** Begin SUPPLIED ENTRIES **

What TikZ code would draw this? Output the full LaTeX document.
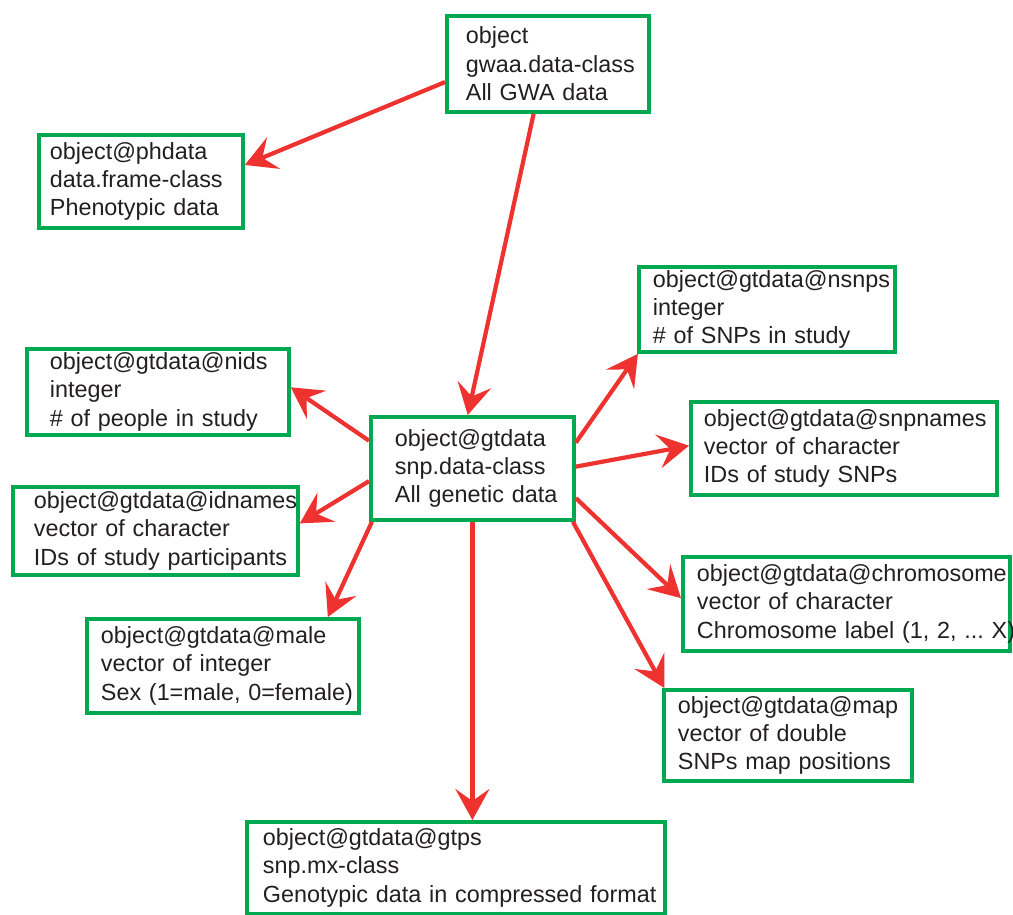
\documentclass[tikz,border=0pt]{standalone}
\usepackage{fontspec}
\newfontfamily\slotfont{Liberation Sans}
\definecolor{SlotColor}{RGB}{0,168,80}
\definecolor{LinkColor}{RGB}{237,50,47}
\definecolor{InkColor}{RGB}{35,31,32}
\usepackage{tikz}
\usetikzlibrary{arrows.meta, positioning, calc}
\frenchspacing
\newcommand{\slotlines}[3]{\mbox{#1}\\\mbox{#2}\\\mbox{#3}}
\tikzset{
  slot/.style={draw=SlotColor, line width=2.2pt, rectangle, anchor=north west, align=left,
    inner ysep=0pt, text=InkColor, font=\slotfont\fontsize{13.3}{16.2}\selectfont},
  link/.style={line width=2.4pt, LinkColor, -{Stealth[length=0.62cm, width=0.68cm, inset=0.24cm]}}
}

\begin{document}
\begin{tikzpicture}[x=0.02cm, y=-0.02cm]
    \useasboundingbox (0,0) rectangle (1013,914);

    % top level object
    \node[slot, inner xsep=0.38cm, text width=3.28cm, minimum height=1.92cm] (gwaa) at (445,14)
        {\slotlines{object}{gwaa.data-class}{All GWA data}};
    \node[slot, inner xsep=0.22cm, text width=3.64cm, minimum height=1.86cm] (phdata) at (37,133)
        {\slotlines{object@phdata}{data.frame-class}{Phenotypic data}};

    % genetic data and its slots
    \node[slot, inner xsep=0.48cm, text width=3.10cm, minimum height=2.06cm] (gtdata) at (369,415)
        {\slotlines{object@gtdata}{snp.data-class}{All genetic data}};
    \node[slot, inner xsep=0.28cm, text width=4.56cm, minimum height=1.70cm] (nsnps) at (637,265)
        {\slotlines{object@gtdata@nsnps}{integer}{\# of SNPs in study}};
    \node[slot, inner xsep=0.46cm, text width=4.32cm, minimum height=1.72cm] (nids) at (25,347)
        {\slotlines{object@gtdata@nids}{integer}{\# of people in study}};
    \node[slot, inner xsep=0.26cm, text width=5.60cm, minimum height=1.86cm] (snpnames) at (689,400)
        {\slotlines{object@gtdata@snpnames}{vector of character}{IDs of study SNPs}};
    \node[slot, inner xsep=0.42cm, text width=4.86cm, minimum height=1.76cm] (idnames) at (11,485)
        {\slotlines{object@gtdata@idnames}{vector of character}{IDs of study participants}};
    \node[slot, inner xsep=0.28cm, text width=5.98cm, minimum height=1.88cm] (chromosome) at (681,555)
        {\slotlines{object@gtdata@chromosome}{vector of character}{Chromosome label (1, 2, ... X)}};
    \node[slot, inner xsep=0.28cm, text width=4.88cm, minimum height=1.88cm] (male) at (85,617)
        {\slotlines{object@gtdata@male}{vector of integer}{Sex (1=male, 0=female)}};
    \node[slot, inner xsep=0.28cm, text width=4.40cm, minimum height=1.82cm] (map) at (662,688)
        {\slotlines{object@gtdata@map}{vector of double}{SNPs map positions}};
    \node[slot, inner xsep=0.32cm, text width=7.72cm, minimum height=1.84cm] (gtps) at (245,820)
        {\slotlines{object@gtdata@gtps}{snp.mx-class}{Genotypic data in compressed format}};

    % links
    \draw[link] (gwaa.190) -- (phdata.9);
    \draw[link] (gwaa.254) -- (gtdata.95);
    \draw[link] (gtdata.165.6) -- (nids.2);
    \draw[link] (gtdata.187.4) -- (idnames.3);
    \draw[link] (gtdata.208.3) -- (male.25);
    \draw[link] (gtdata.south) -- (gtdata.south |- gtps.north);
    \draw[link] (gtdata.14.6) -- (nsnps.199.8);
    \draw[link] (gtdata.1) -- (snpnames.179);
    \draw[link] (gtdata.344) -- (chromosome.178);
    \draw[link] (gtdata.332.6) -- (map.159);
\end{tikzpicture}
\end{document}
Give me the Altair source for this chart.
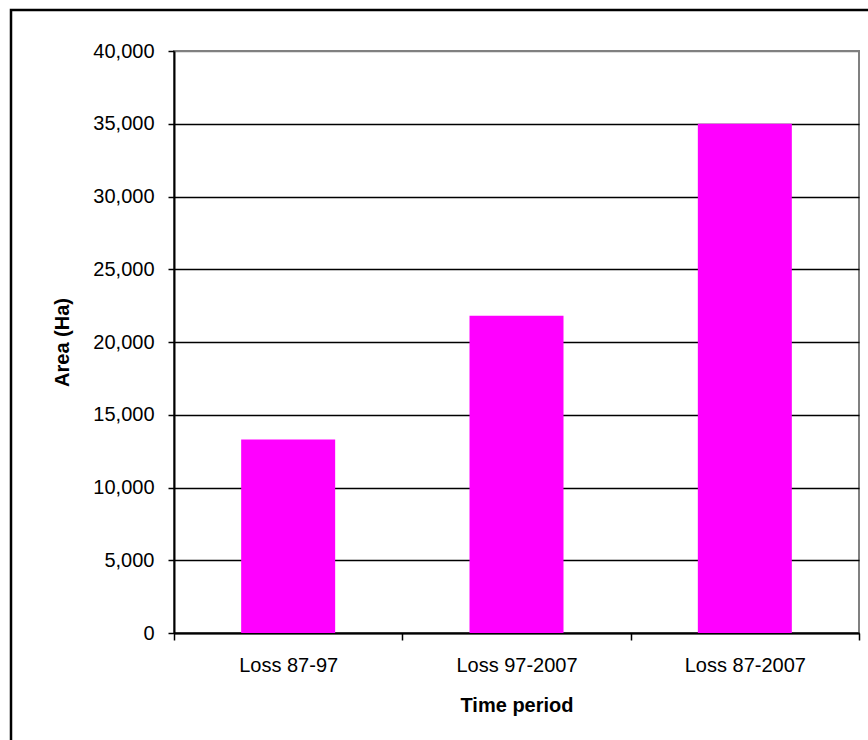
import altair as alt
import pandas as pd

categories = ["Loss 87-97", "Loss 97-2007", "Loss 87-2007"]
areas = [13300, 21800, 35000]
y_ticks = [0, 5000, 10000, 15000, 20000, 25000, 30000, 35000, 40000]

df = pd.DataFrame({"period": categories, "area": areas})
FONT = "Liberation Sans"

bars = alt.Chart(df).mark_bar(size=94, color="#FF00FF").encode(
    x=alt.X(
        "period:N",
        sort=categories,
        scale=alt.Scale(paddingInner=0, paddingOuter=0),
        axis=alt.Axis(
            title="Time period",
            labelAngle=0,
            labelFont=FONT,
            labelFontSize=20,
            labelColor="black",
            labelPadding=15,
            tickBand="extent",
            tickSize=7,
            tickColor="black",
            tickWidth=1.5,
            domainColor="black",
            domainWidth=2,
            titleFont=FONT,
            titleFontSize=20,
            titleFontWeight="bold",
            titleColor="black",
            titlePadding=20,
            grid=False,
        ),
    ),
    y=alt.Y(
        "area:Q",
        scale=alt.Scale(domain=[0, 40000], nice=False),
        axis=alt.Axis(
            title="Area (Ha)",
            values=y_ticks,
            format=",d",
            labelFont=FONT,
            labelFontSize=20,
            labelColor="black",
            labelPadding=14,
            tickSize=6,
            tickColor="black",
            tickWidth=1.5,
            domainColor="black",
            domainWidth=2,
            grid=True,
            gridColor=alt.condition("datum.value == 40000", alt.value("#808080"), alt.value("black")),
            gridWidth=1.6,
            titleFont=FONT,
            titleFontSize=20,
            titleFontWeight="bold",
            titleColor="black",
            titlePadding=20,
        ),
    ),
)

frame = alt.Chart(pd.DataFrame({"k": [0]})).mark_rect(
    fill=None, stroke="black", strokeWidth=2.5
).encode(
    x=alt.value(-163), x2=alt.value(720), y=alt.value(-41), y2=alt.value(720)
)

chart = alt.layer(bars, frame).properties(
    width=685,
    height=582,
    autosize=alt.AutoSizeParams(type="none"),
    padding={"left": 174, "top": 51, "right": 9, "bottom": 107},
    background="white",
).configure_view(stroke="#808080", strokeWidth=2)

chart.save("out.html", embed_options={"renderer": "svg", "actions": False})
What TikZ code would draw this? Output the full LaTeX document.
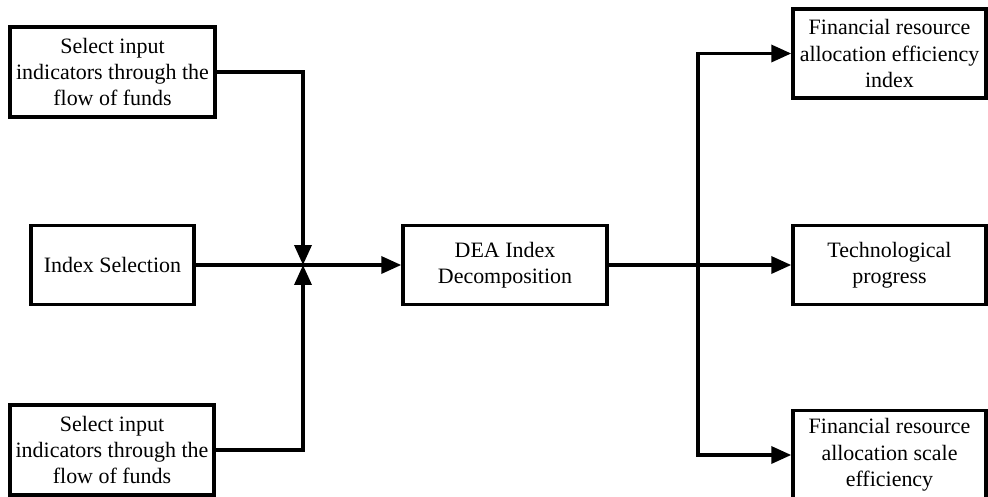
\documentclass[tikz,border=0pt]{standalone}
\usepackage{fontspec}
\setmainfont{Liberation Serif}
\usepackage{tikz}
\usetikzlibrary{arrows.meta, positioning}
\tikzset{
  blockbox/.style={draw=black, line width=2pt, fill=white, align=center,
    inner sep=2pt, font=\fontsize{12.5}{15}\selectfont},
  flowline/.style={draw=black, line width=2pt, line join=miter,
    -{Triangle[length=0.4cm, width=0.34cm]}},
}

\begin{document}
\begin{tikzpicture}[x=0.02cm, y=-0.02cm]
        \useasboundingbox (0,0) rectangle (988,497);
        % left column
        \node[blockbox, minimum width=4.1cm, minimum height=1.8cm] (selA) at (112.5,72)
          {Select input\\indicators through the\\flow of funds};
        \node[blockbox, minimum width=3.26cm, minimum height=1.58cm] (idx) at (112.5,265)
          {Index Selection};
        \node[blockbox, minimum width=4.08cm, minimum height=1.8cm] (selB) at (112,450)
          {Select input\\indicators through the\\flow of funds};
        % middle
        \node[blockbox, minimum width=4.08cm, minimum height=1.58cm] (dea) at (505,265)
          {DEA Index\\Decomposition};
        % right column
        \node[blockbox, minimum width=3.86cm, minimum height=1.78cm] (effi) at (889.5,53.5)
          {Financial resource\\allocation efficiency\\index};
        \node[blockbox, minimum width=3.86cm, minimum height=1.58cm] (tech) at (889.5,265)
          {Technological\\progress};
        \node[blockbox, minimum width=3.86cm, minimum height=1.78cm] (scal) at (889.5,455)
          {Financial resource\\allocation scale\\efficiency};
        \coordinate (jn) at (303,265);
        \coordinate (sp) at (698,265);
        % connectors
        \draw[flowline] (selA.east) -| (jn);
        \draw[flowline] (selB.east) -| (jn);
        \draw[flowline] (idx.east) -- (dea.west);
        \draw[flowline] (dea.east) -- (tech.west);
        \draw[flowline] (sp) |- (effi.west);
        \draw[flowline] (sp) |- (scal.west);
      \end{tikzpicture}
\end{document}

** End SUPPLIED ENTRIES **

-- SET EXERCISE --
Start at the top of the entries and repeat each line exactly, ending at the line that contains "(0,0) rectangle (1013,914);". Pictures are not part of the copy.

-- FULL OUTPUT --
What TikZ code would draw this? Output the full LaTeX document.
\documentclass[tikz,border=0pt]{standalone}
\usepackage{fontspec}
\newfontfamily\slotfont{Liberation Sans}
\definecolor{SlotColor}{RGB}{0,168,80}
\definecolor{LinkColor}{RGB}{237,50,47}
\definecolor{InkColor}{RGB}{35,31,32}
\usepackage{tikz}
\usetikzlibrary{arrows.meta, positioning, calc}
\frenchspacing
\newcommand{\slotlines}[3]{\mbox{#1}\\\mbox{#2}\\\mbox{#3}}
\tikzset{
  slot/.style={draw=SlotColor, line width=2.2pt, rectangle, anchor=north west, align=left,
    inner ysep=0pt, text=InkColor, font=\slotfont\fontsize{13.3}{16.2}\selectfont},
  link/.style={line width=2.4pt, LinkColor, -{Stealth[length=0.62cm, width=0.68cm, inset=0.24cm]}}
}

\begin{document}
\begin{tikzpicture}[x=0.02cm, y=-0.02cm]
    \useasboundingbox (0,0) rectangle (1013,914);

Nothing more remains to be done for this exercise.